■ PROBLEM DESCRIPTION: From the records below, extract all the text exactly and leave the images behind.

■ INFORMATION SUPPLIED:
——

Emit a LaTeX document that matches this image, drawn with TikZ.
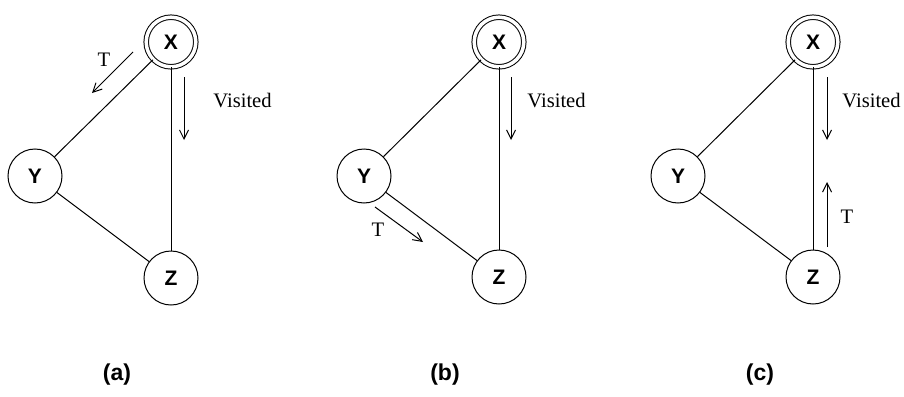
\documentclass[tikz,border=0pt]{standalone}
\usepackage{fontspec}
\setmainfont{Liberation Serif}
\setsansfont{Liberation Sans}
\usetikzlibrary{arrows,arrows.meta,positioning,calc}

\begin{document}
\begin{tikzpicture}[
	x=0.5pt, y=-0.5pt,
	vertex/.style={
		circle,
		draw=black,
		line width=0.5pt,
		minimum size=27pt,
		inner sep=0pt,
		font=\sffamily\bfseries\fontsize{10.5}{12}\selectfont
	},
	root/.style={
		vertex,
		minimum size=24.8pt,
		double,
		double distance=1.75pt
	},
	edge/.style={line width=0.5pt},
	move/.style={-{Straight Barb[length=4.5pt,width=4.5pt]}, line width=0.5pt},
	tag/.style={font=\fontsize{10.3}{12}\selectfont, inner sep=0pt},
	caption/.style={font=\sffamily\bfseries\fontsize{11.5}{13}\selectfont}
	]
	\useasboundingbox (0,0) rectangle (904,396);

	% (a)
	\node[root] (Xa) at (171,42) {X};
	\node[vertex] (Ya) at (35,176) {Y};
	\node[vertex] (Za) at (171,278) {Z};
	\draw[edge] (Xa) -- (Ya);
	\draw[edge] (Ya) -- (Za);
	\draw[edge] (Xa) -- (Za);
	\coordinate (Ta1) at (133,52);
	\coordinate (Ta2) at (92,93);
	\draw[move] (Ta1) -- (Ta2);
	\node[tag] (Ta) at (104,60) {T};
	\coordinate (Va1) at (184,77);
	\coordinate (Va2) at (184,140);
	\draw[move] (Va1) -- (Va2);
	\node[tag, anchor=west] (Va) at (213,101) {Visited};
	\node[caption] (capa) at (117,375) {(a)};

	% (b)
	\node[root] (Xb) at (499,42) {X};
	\node[vertex] (Yb) at (364,176) {Y};
	\node[vertex] (Zb) at (499,277) {Z};
	\draw[edge] (Xb) -- (Yb);
	\draw[edge] (Yb) -- (Zb);
	\draw[edge] (Xb) -- (Zb);
	\coordinate (Tb1) at (375,207);
	\coordinate (Tb2) at (423,242);
	\draw[move] (Tb1) -- (Tb2);
	\node[tag] (Tb) at (378,230) {T};
	\coordinate (Vb1) at (511,77);
	\coordinate (Vb2) at (511,140);
	\draw[move] (Vb1) -- (Vb2);
	\node[tag, anchor=west] (Vb) at (527,101) {Visited};
	\node[caption] (capb) at (445,375) {(b)};

	% (c)
	\node[root] (Xc) at (813,42) {X};
	\node[vertex] (Yc) at (678,176) {Y};
	\node[vertex] (Zc) at (813,277) {Z};
	\draw[edge] (Xc) -- (Yc);
	\draw[edge] (Yc) -- (Zc);
	\draw[edge] (Xc) -- (Zc);
	\coordinate (Vc1) at (827,77);
	\coordinate (Vc2) at (827,140);
	\draw[move] (Vc1) -- (Vc2);
	\node[tag, anchor=west] (Vc) at (842,101) {Visited};
	\coordinate (Tc1) at (827,247);
	\coordinate (Tc2) at (827,182);
	\draw[move] (Tc1) -- (Tc2);
	\node[tag] (Tc) at (847,217) {T};
	\node[caption] (capc) at (760,375) {(c)};
\end{tikzpicture}
\end{document}
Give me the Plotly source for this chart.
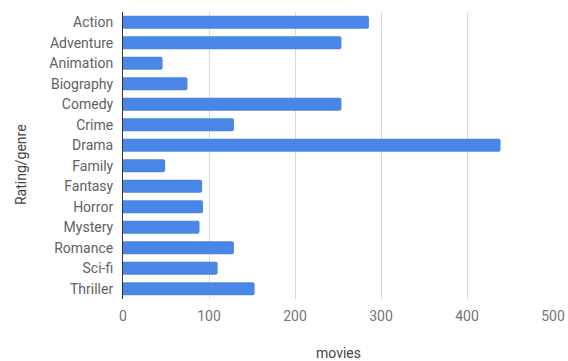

——

■ TASK ANSWER:
Emit a LaTeX document that matches this image, drawn with TikZ.
\documentclass[tikz,border=0pt]{standalone}
\usepackage{fontspec}
\setmainfont{Liberation Serif}
\setsansfont{Liberation Sans}
\usetikzlibrary{arrows,arrows.meta,positioning,calc}

\begin{document}
\begin{tikzpicture}[
	x=0.5pt, y=-0.5pt,
	vertex/.style={
		circle,
		draw=black,
		line width=0.5pt,
		minimum size=27pt,
		inner sep=0pt,
		font=\sffamily\bfseries\fontsize{10.5}{12}\selectfont
	},
	root/.style={
		vertex,
		minimum size=24.8pt,
		double,
		double distance=1.75pt
	},
	edge/.style={line width=0.5pt},
	move/.style={-{Straight Barb[length=4.5pt,width=4.5pt]}, line width=0.5pt},
	tag/.style={font=\fontsize{10.3}{12}\selectfont, inner sep=0pt},
	caption/.style={font=\sffamily\bfseries\fontsize{11.5}{13}\selectfont}
	]
	\useasboundingbox (0,0) rectangle (904,396);

	% (a)
	\node[root] (Xa) at (171,42) {X};
	\node[vertex] (Ya) at (35,176) {Y};
	\node[vertex] (Za) at (171,278) {Z};
	\draw[edge] (Xa) -- (Ya);
	\draw[edge] (Ya) -- (Za);
	\draw[edge] (Xa) -- (Za);
	\coordinate (Ta1) at (133,52);
	\coordinate (Ta2) at (92,93);
	\draw[move] (Ta1) -- (Ta2);
	\node[tag] (Ta) at (104,60) {T};
	\coordinate (Va1) at (184,77);
	\coordinate (Va2) at (184,140);
	\draw[move] (Va1) -- (Va2);
	\node[tag, anchor=west] (Va) at (213,101) {Visited};
	\node[caption] (capa) at (117,375) {(a)};

	% (b)
	\node[root] (Xb) at (499,42) {X};
	\node[vertex] (Yb) at (364,176) {Y};
	\node[vertex] (Zb) at (499,277) {Z};
	\draw[edge] (Xb) -- (Yb);
	\draw[edge] (Yb) -- (Zb);
	\draw[edge] (Xb) -- (Zb);
	\coordinate (Tb1) at (375,207);
	\coordinate (Tb2) at (423,242);
	\draw[move] (Tb1) -- (Tb2);
	\node[tag] (Tb) at (378,230) {T};
	\coordinate (Vb1) at (511,77);
	\coordinate (Vb2) at (511,140);
	\draw[move] (Vb1) -- (Vb2);
	\node[tag, anchor=west] (Vb) at (527,101) {Visited};
	\node[caption] (capb) at (445,375) {(b)};

	% (c)
	\node[root] (Xc) at (813,42) {X};
	\node[vertex] (Yc) at (678,176) {Y};
	\node[vertex] (Zc) at (813,277) {Z};
	\draw[edge] (Xc) -- (Yc);
	\draw[edge] (Yc) -- (Zc);
	\draw[edge] (Xc) -- (Zc);
	\coordinate (Vc1) at (827,77);
	\coordinate (Vc2) at (827,140);
	\draw[move] (Vc1) -- (Vc2);
	\node[tag, anchor=west] (Vc) at (842,101) {Visited};
	\coordinate (Tc1) at (827,247);
	\coordinate (Tc2) at (827,182);
	\draw[move] (Tc1) -- (Tc2);
	\node[tag] (Tc) at (847,217) {T};
	\node[caption] (capc) at (760,375) {(c)};
\end{tikzpicture}
\end{document}
Give me the Plotly source for this chart.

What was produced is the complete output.